Let's try to do it right

In a previous post we tried to scope the problem of service categorization, identified the common traits of successful taxonomies and pointed out some limitations of existing approaches to service categorization. Today I wanted to leverage all this as a basis for defining the scope and requirements for an enterprise-grade Service Taxonomy Utility or STU. Let us start with some basic

Assumptions

about the perceived users of service taxonomies.an assumtion

  1. Each service provider wants to maximize the usage of their service. This does not have to be number of invocations and might mean number of consumers, uses or simply to prevent duplication. Service providers usually fulfill some need by publishing a service's availability. This could be a business need, such as usage charge, support for other revenue streams, or just good will towards partners. Service provider could also be motivated by non-business reasons, such as regulatory or policy compliance. In either case people would not be promoting their services if they do not want them to be found and utilized or at least considered.
  2. Service consumers build applications that invoke services to satisfy specific needs. The searching that is done at design time or runtime by a service requester is not based upon casual curiosity, it is intended to find the best; service available to invoke for a particular purpose.
  3. There can be no single taxonomy to classify all possible services from every point of view. Many taxonomies of services will coexist on multiple levels.
  4. Services can appear in one or more categories in one or more taxonomies. Different consumers will use different taxonomies, that best match their view of the service domain and will follow different paths to get to a service.
  5. Finally, only humans can determine what business need is satisfied by a particular service. Artificial intelligence techniques for the foreseeable future are no substitute for human judgment in determining, based on the description of the category, whether the services within that category match the required business need.

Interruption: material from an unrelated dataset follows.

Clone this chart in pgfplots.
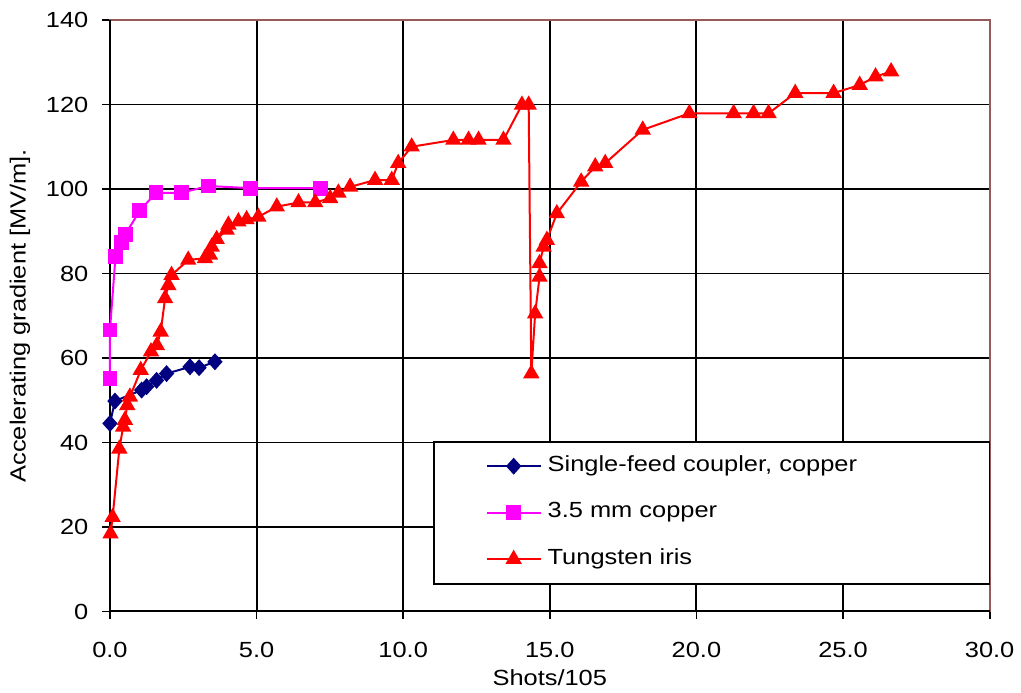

Based on this foundation we can define a set of

Functional Requirements

for a Service Taxonomy Utility (STU), which can be used in SOA implementations on enterprise, industry and global levels.

  1. STU should support multiple hierarchical taxonomies. a Functional Requirement
  2. STU should support non-hierarchical (“see also”) relationships between nodes.
  3. STU should support typed relationships between nodes in taxonomies. The types should be user-definable but should be able to express generalization, aggregation, refinement, type-of and equivalence.
  4. It should be possible to annotate nodes with plain text and XML descriptions.
  5. STU should allow to import an external taxonomy.
  6. STU should support unique identification of taxonomies, nodes and relationships.
  7. STU should support federation by stubbing internal or external taxonomies to nodes in other taxonomies.
  8. STU should support versioning of taxonomies, nodes and relationship types.
  9. STU should support deprecation of taxonomies, nodes and relationship types. Users can browse and search in deprecated taxonomies and nodes, but service publishers should not be able to publish into them.
  10. STU should support both direct (nodes-to-entities) and reverse (entities-to-nodes) referential models. This would ensure that category-based searches will be supported with booth cooperating service registries and repositories, which can express relationships to the categorizing taxonomy nodes as part of the metadata associated with services and with non-cooperative ones.
  11. STU should provide security. There will be three primary types of actors using the STU: administrators who create and maintain taxonomies, publishers who register their services in the defined taxonomies, and users who browse the taxonomies to locate the services they need. Security requirements for each type of actor are outlined below.
    1. STU administrators should be able to create and modify taxonomies, and delegate administration rights to individual nodes and sub-trees.
    2. Service publishers should be able to register services to taxonomies, individual nodes and sub-trees.
    3. STU Users should be able to browse taxonomies and search within them. The read access should be granted on per-node basis. The users will not be able to go into or under the nodes to which they do not have access.
  12. STU should provide GUI-based and programmatic access to all functionality.
  13. STU should provide notification capability to inform interested parties when certain changes occur. Users should be able to register to receive notifications by event scope and type. The scopes include taxonomy, node, sub-tree; and the event types: service published, unpublished, object deprecation and change.

So what?

That is a perfectly valid question. I do not think that a COTS STU solution exists that meets all of this requirements and can be used out of the box, so I see two possible roads that lead to the desired end result: build and adapt. The first one is fairly obvious and in my estimate in about 6 man-months a production-ready solution can be put together by a small competent team. Investing a man-year will deliver lots of nice bells and whistles. The second option is more interesting – essentially what I have described so far is a narrow specialization of an XML repository. In particular, I have discussed these requirements with Farrukh Najmi one of the authors of ebXML Registry Repository standard and the lead of the freebXML Registry project, and he told me that 95% of the above requirements are met by the version 3 of the Registry. I have not had a chance to verify this myself, but if anyone out there wants to try it, I would be very grateful to hear about the outcome.